A representative of the North Carolina ACLU downplayed the significance of the rulings, characterizing them as “a positive first step.” Comprehensive justice, he said, will require much more work. The most encouraging part of these decisions for the defendants’ advocates was that prosecutors did not challenge the appeals.

North Carolina historically had some pretty tough sentencing laws. First, a felony is a crime punishable by death or more than one year in jail. Generally, crimes are designated as felonies in state statutes. Prior to the Fourth Circuit’s decision, North Carolina judges took a number of factors, including the defendant’s criminal history, into consideration when determining if a conviction required a felony-level sentence. The process resulted in sentences that fit neither the crimes nor the criminals.

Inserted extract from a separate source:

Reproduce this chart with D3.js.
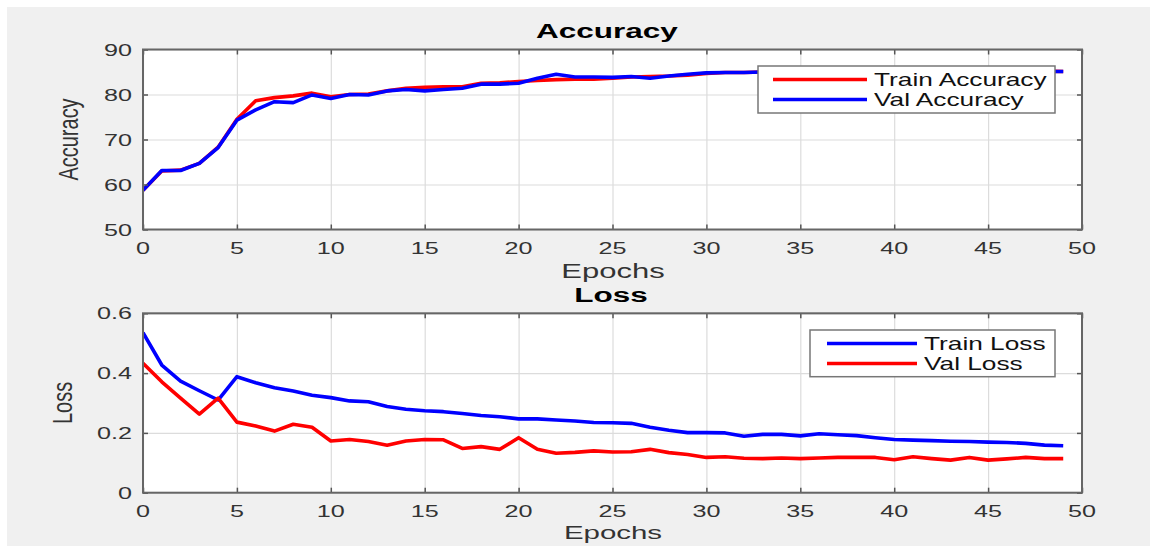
<!DOCTYPE html>
<html><head><meta charset="utf-8">
<script src="https://cdn.jsdelivr.net/npm/d3@7"></script>
<style>html,body{margin:0;padding:0;background:#fff;}svg{display:block;}</style>
</head><body>
<script>
const epochs = d3.range(0, 50);
const trainAcc = [58.7,63.0,63.2,64.7,68.3,74.5,78.6,79.3,79.7,80.3,
  79.5,80.0,80.1,80.8,81.4,81.6,81.7,81.7,82.5,82.6,
  82.9,83.1,83.3,83.4,83.4,83.6,83.9,84.0,84.1,84.3,
  84.7,84.9,84.9,85.0,85.0,85.1,85.1,85.1,85.2,85.1,
  85.2,85.2,85.2,85.3,85.2,85.3,85.2,85.3,85.2,85.1];
const valAcc = [58.7,63.1,63.1,64.7,68.2,74.3,76.6,78.4,78.2,79.9,
  79.1,80.0,79.9,80.8,81.1,80.8,81.1,81.4,82.3,82.3,
  82.5,83.6,84.5,83.9,83.9,83.8,84.0,83.6,84.1,84.5,
  84.8,84.9,84.9,85.0,85.0,85.0,85.1,85.0,85.1,85.1,
  85.0,85.1,85.1,85.1,85.0,85.1,85.1,85.1,85.1,85.1];
const trainLoss = [0.535,0.427,0.373,0.341,0.310,0.388,0.368,0.351,0.340,0.326,
  0.318,0.307,0.304,0.288,0.279,0.274,0.271,0.265,0.258,0.254,
  0.247,0.247,0.243,0.240,0.235,0.234,0.232,0.219,0.209,0.201,
  0.201,0.200,0.189,0.195,0.195,0.190,0.197,0.194,0.191,0.184,
  0.178,0.176,0.174,0.172,0.171,0.169,0.168,0.165,0.159,0.157];
const valLoss = [0.433,0.371,0.316,0.263,0.316,0.236,0.223,0.206,0.229,0.219,
  0.173,0.178,0.171,0.159,0.173,0.178,0.177,0.148,0.154,0.145,
  0.184,0.145,0.132,0.135,0.140,0.136,0.137,0.145,0.134,0.128,
  0.118,0.120,0.115,0.114,0.116,0.114,0.116,0.118,0.118,0.118,
  0.110,0.120,0.114,0.109,0.118,0.109,0.113,0.118,0.114,0.114];
const xTicks = [0,5,10,15,20,25,30,35,40,45,50];
const accTicks = [50,60,70,80,90];
const lossTicks = [0,0.2,0.4,0.6];
const accLegend = ["Train Accuracy","Val Accuracy"];
const lossLegend = ["Train Loss","Val Loss"];

const W = 1150, H = 546, SX = 1.48;
const FONT = "'Liberation Sans', Arial, sans-serif";
const svg = d3.select("body").append("svg").attr("width", W).attr("height", H);
svg.append("rect").attr("x",7).attr("y",7).attr("width",W-7).attr("height",H-7).attr("fill","#f0f0f0");

function stretchText(g, x, y, txt, opts) {
  return g.append("text")
    .attr("transform", `translate(${x},${y}) scale(${opts.sx||SX},1)` + (opts.rot ? ` rotate(${opts.rot})` : ""))
    .attr("text-anchor", opts.anchor || "middle")
    .attr("font-family", FONT)
    .attr("font-size", opts.size)
    .attr("font-weight", opts.bold ? "bold" : "normal")
    .attr("fill", opts.fill || "#262626")
    .text(txt);
}

function panel(cfg) {
  const {left, right, top, bottom, yDomain, yTicks, yFmt, series, legend, title, ylabel} = cfg;
  const x = d3.scaleLinear().domain([0,50]).range([left, right]);
  const y = d3.scaleLinear().domain(yDomain).range([bottom, top]);
  const g = svg.append("g");
  g.append("rect").attr("x",left).attr("y",top).attr("width",right-left).attr("height",bottom-top).attr("fill","#fff");
  g.append("g").attr("transform",`translate(0,${bottom})`)
    .call(d3.axisBottom(x).tickValues(xTicks).tickSize(-(bottom-top)).tickFormat(""))
    .call(s => { s.select(".domain").remove(); s.selectAll("line").attr("stroke","#dcdcdc").attr("stroke-width",1.2); });
  g.append("g").attr("transform",`translate(${left},0)`)
    .call(d3.axisLeft(y).tickValues(yTicks).tickSize(-(right-left)).tickFormat(""))
    .call(s => { s.select(".domain").remove(); s.selectAll("line").attr("stroke","#dcdcdc").attr("stroke-width",1.2); });
  const clipId = "clip" + Math.round(top);
  svg.append("clipPath").attr("id", clipId).append("rect")
    .attr("x",left).attr("y",top).attr("width",right-left).attr("height",bottom-top);
  const line = d3.line().x((d,i)=>x(epochs[i])).y(d=>y(d));
  series.forEach(s => {
    g.append("path").datum(s.values).attr("d", line).attr("fill","none")
      .attr("stroke", s.color).attr("stroke-width", 3.6).attr("stroke-linejoin","round")
      .attr("clip-path", `url(#${clipId})`);
  });
  const ax = (gen, tr) => g.append("g").attr("transform", tr).call(gen)
    .call(s => { s.select(".domain").remove(); s.selectAll("line").attr("stroke","#555").attr("stroke-width",1.5); s.selectAll("text").remove(); });
  ax(d3.axisBottom(x).tickValues(xTicks).tickSize(-5), `translate(0,${bottom})`);
  ax(d3.axisTop(x).tickValues(xTicks).tickSize(-5), `translate(0,${top})`);
  ax(d3.axisLeft(y).tickValues(yTicks).tickSize(-5), `translate(${left},0)`);
  ax(d3.axisRight(y).tickValues(yTicks).tickSize(-5), `translate(${right},0)`);
  g.append("rect").attr("x",left).attr("y",top).attr("width",right-left).attr("height",bottom-top)
    .attr("fill","none").attr("stroke","#666").attr("stroke-width",2);
  xTicks.forEach(t => stretchText(g, x(t), bottom + 24, t, {size:17, fill:"#333"}));
  yTicks.forEach(t => stretchText(g, left - 11, y(t) + 6, yFmt(t), {size:17, fill:"#333", anchor:"end"}));
  stretchText(g, title.x, title.y, title.text, {size:21, bold:true, fill:"#000", sx:1.5});
  stretchText(g, 613, cfg.xlabY, "Epochs", {size:cfg.xlabSize, fill:"#333", sx:1.55});
  stretchText(g, ylabel.x, (top+bottom)/2, ylabel.text, {size:20, fill:"#333", rot:-90, sx:1.4});
  const L = legend;
  const lg = g.append("g");
  lg.append("rect").attr("x",L.x0).attr("y",L.y0).attr("width",L.x1-L.x0).attr("height",L.y1-L.y0)
    .attr("fill","#fff").attr("stroke","#777").attr("stroke-width",1.5);
  L.items.forEach((it, i) => {
    const yy = L.rows[i];
    lg.append("line").attr("x1",L.lx0).attr("x2",L.lx1).attr("y1",yy).attr("y2",yy)
      .attr("stroke",it.color).attr("stroke-width",3.6);
    stretchText(lg, L.tx, yy + 6, it.label, {size:17.5, fill:"#111", anchor:"start", sx:1.5});
  });
}

panel({
  left:143, right:1082, top:49.5, bottom:229.5, yDomain:[50,90], yTicks:accTicks, yFmt:d=>d,
  series:[{values:trainAcc,color:"#ff0000"},{values:valAcc,color:"#0000ff"}],
  title:{x:607, y:38, text:"Accuracy"}, xlabY:278, xlabSize:20, ylabel:{x:78, text:"Accuracy"},
  legend:{x0:758,x1:1055,y0:66,y1:113,rows:[79.5,99.5],lx0:773,lx1:867,tx:874,
    items:[{label:accLegend[0],color:"#ff0000"},{label:accLegend[1],color:"#0000ff"}]}
});
panel({
  left:143, right:1082, top:313.3, bottom:492.7, yDomain:[0,0.6], yTicks:lossTicks, yFmt:d=>d===0?"0":d3.format(".1f")(d),
  series:[{values:trainLoss,color:"#0000ff"},{values:valLoss,color:"#ff0000"}],
  title:{x:611, y:302, text:"Loss"}, xlabY:539, xlabSize:19, ylabel:{x:72, text:"Loss"},
  legend:{x0:810,x1:1055,y0:330,y1:376.7,rows:[343.5,363.5],lx0:827,lx1:917,tx:924,
    items:[{label:lossLegend[0],color:"#0000ff"},{label:lossLegend[1],color:"#ff0000"}]}
});
</script>
</body></html>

Sentencing now is based on a so-called defendant-based evaluation of the defendant’s record. The analysis is fairly straightforward. The court must consider the offense class, that is, whether state law defines the crime as one of ten classes, Class A, B1, B2 continuing to Class I. For example, murder is a Class A felony, voluntary manslaughter a Class D felony and involuntary manslaughter a Class F felony. In addition to the offense class, the court must look at the defendant’s criminal history and must consider any aggravating factors.

As the courts were adjusting to the new scheme, prosecutors put up barriers to stall the appeals of offenders who had been sentenced wrongfully. Finally, the U.S. Department of Justice intervened a few weeks ago, directing prosecutors to abandon their efforts to stall the appeals with procedural technicalities.

Without challenges from the prosecutors, the court was able to resolve the five offenders’ appeals this week. Again, though, there is more work to do before the state achieves comprehensive justice. But for those five men, that first positive step is a step toward freedom.